Copy exactly the lines from the beginning of the data down to and including the line holding "(0,0) rectangle (1826,829);", without any pictures.

· · · · ·

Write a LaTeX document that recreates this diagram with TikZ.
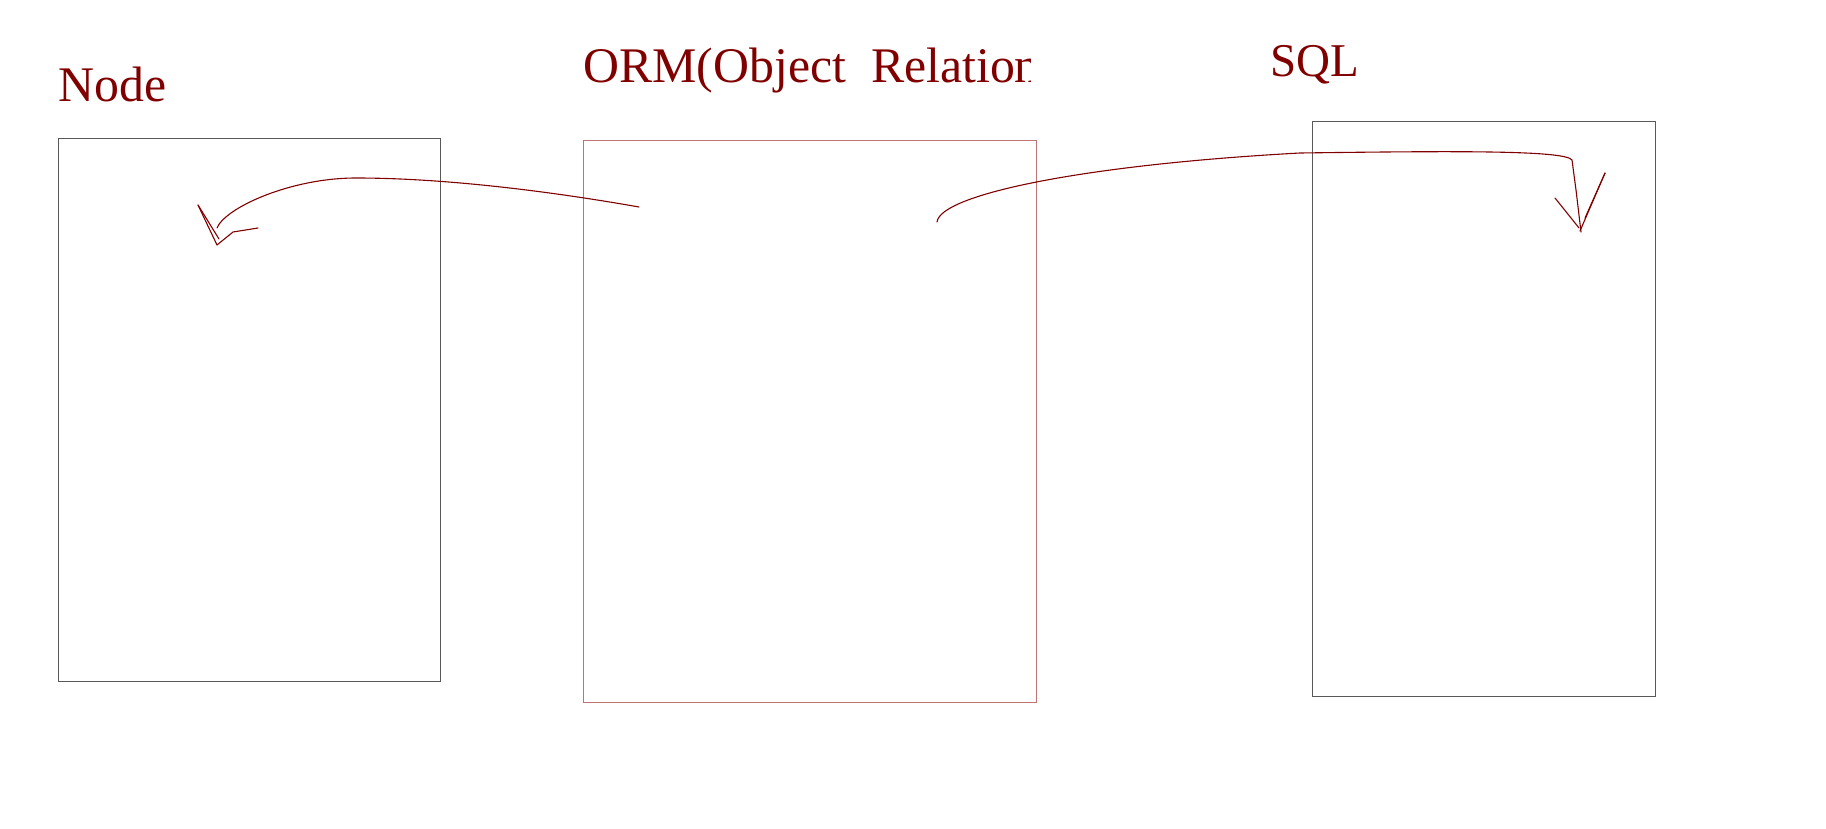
\documentclass[tikz,border=0pt]{standalone}
\usepackage{fontspec}
\setmainfont{Liberation Serif}
\usetikzlibrary{calc}
\definecolor{inkred}{rgb}{0.5,0,0}
\definecolor{boxgray}{rgb}{0.35,0.35,0.35}
\definecolor{boxred}{rgb}{0.75,0.45,0.45}

\begin{document}
\begin{tikzpicture}[x=0.5pt,y=-0.5pt,
    title/.style={anchor=base west,inner sep=0pt,text=inkred,font=\fontsize{24.9}{30}\selectfont},
    panel/.style={draw=boxgray,line width=0.5pt,inner sep=0pt,outer sep=0pt},
    stroke/.style={draw=inkred,line width=0.55pt,line cap=round,line join=round}]
            \useasboundingbox (0,0) rectangle (1826,829);

            \node[title] (nodetitle) at (58,102){Node};
            \begin{scope}
              \clip (570,30) rectangle (1030,110);
              \node[title] (ormtitle) at (583,83){ORM(Object\hspace{0.5em}Relation};
            \end{scope}
            \node[title,font=\fontsize{23.5}{28}\selectfont] (sqltitle) at (1270,77){SQL};

            \node[panel,minimum width=191pt,minimum height=271pt] (nodebox) at (249,410){};
            \node[panel,draw=boxred,minimum width=226.5pt,minimum height=280.5pt] (ormbox) at (809.5,421.5){};
            \node[panel,minimum width=171.5pt,minimum height=287pt] (sqlbox) at (1483.5,409){};

            % ORM -> Node
            \coordinate (ormfrom) at (639,207);
            \coordinate (nodetop) at (356,178);
            \coordinate (nodetip) at (217,228);
            \draw[stroke] (ormfrom) .. controls (560,193) and (450,178) .. (nodetop)
                                    .. controls (290,178) and (225,208) .. (nodetip);
            \draw[stroke] (198,205) -- (217,245) -- (233,232) -- (258,228);
            \draw[stroke] (198,205) -- (219,239);

            % ORM -> SQL
            \coordinate (ormto) at (937,222);
            \coordinate (sqltop) at (1300,153);
            \coordinate (sqltip) at (1581,232);
            \draw[stroke] (ormto) .. controls (940,195) and (1080,165) .. (sqltop)
                                  .. controls (1450,151) and (1565,150) .. (1572,160)
                                  -- (1576,190) -- (sqltip);
            \draw[stroke] (1555,198) -- (1579,228);
            \draw[stroke] (1605,173) -- (1580,231);
            \draw[stroke] (1585,218) -- (1605,173);
\end{tikzpicture}
\end{document}
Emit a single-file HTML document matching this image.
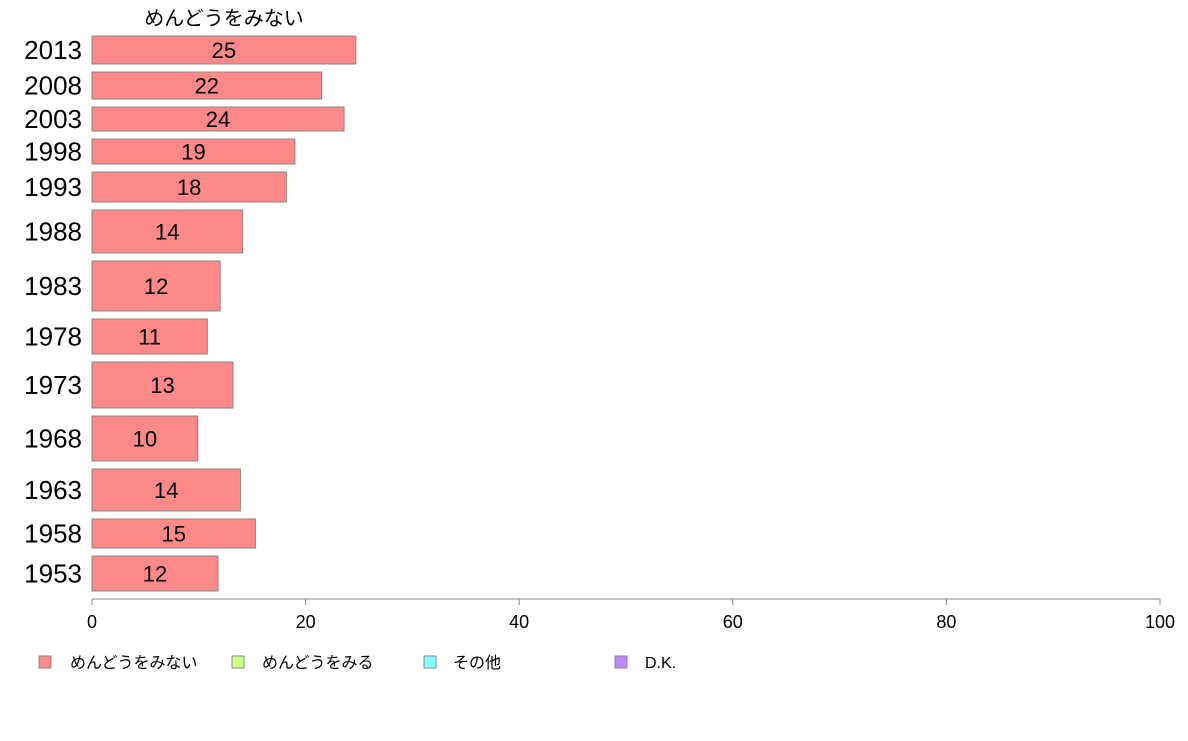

· · · · ·

• [Problem solution]
Write a LaTeX document that recreates this diagram with TikZ.
\documentclass[tikz,border=0pt]{standalone}
\usepackage{fontspec}
\setmainfont{Liberation Serif}
\usetikzlibrary{calc}
\definecolor{inkred}{rgb}{0.5,0,0}
\definecolor{boxgray}{rgb}{0.35,0.35,0.35}
\definecolor{boxred}{rgb}{0.75,0.45,0.45}

\begin{document}
\begin{tikzpicture}[x=0.5pt,y=-0.5pt,
    title/.style={anchor=base west,inner sep=0pt,text=inkred,font=\fontsize{24.9}{30}\selectfont},
    panel/.style={draw=boxgray,line width=0.5pt,inner sep=0pt,outer sep=0pt},
    stroke/.style={draw=inkred,line width=0.55pt,line cap=round,line join=round}]
            \useasboundingbox (0,0) rectangle (1826,829);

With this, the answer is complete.